Pilih mana ??

Bagai Seekor Kuda Pacuan

Aku merasa diri bagai seekor kuda pacuan dalam suatu dunia tanpa gelanggang pacuan; atau bagai seorang pemain sepakbola termasyhur yang tiba-tiba berjalan-jalan di jalan ramai kota besar dalam pakaian bisnis: hari-hari kemasyhurannya susut menjadi sebuah lencana berbentuk piala emas di atas bajunya dengan tanggal terukir padanya seperti tanggal pada suatu nisan.

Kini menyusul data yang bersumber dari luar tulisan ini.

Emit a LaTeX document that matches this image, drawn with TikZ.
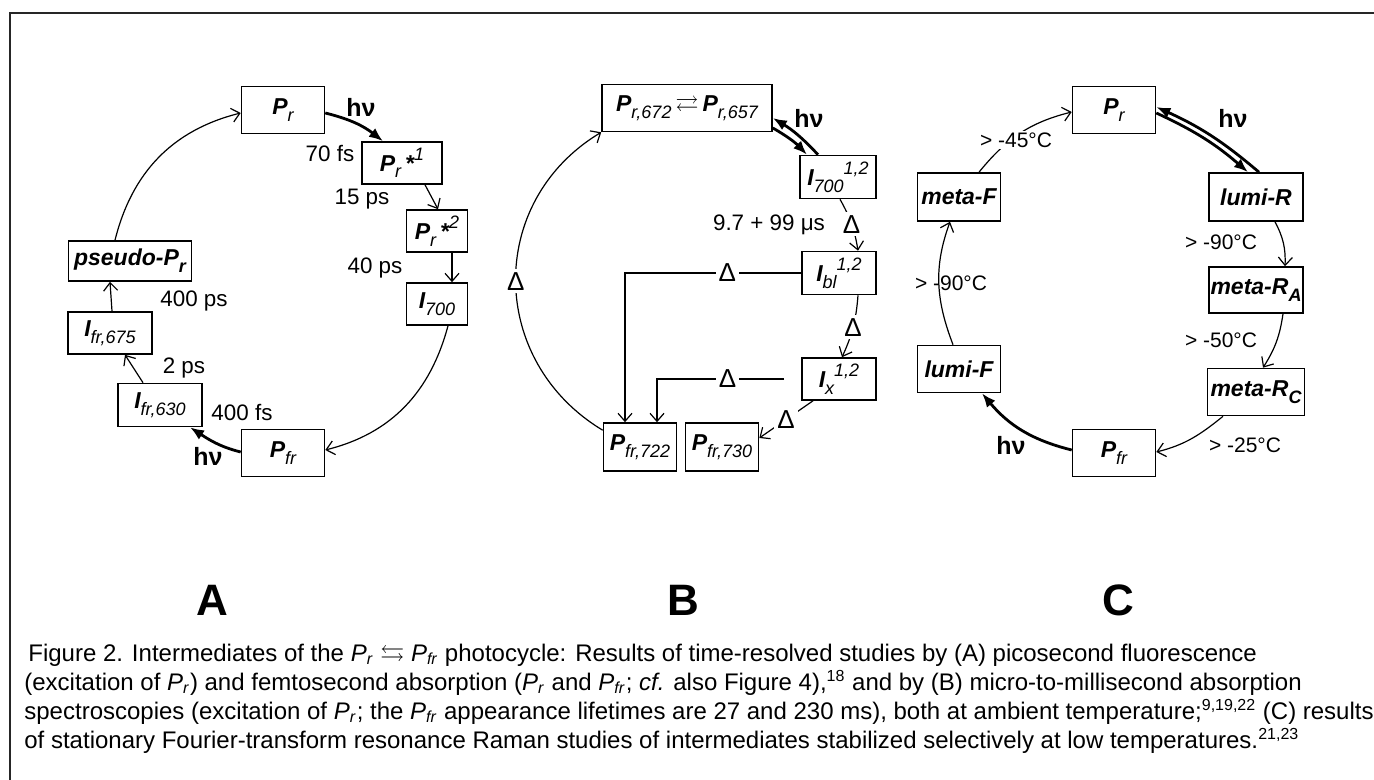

Kubayangkan hidupku di hadapan mataku bagaikan cabang-cabang pohon ara yang yang hijau dalam sebuah cerita. Dari ujung setiap cabang, sebuah ara ungu yang bernas, bagaikan suatu masa depan yang cerah, memberi isyarat dan mengerlipkan matanya. Buah ara yang satu adalah seorang suami dan rumah tangga yang bahagia serta anak-anak; buah ara yang lain adalah seorang penyair yang terkenal. Buah ara yang lain lagi adalah seorang profesor yang brilian. Satu buah ara  adalah seorang editor yang mengagumkan. Buah ara yang satu lagi adalah Eropa, Afrika, dan Amerika Selatan. Buah ara yang satu lagi adalah Konstantin, Socrates, Atttila dan banyak kekasih lain dengan nama yang ganjil-ganjil dan profesi yang aneh-aneh. Buah ara yang lain lagi adalah seorang juara putri Olimpiade. Dan masih banyak buah ara lain yang tidak kulihat dengan jelas.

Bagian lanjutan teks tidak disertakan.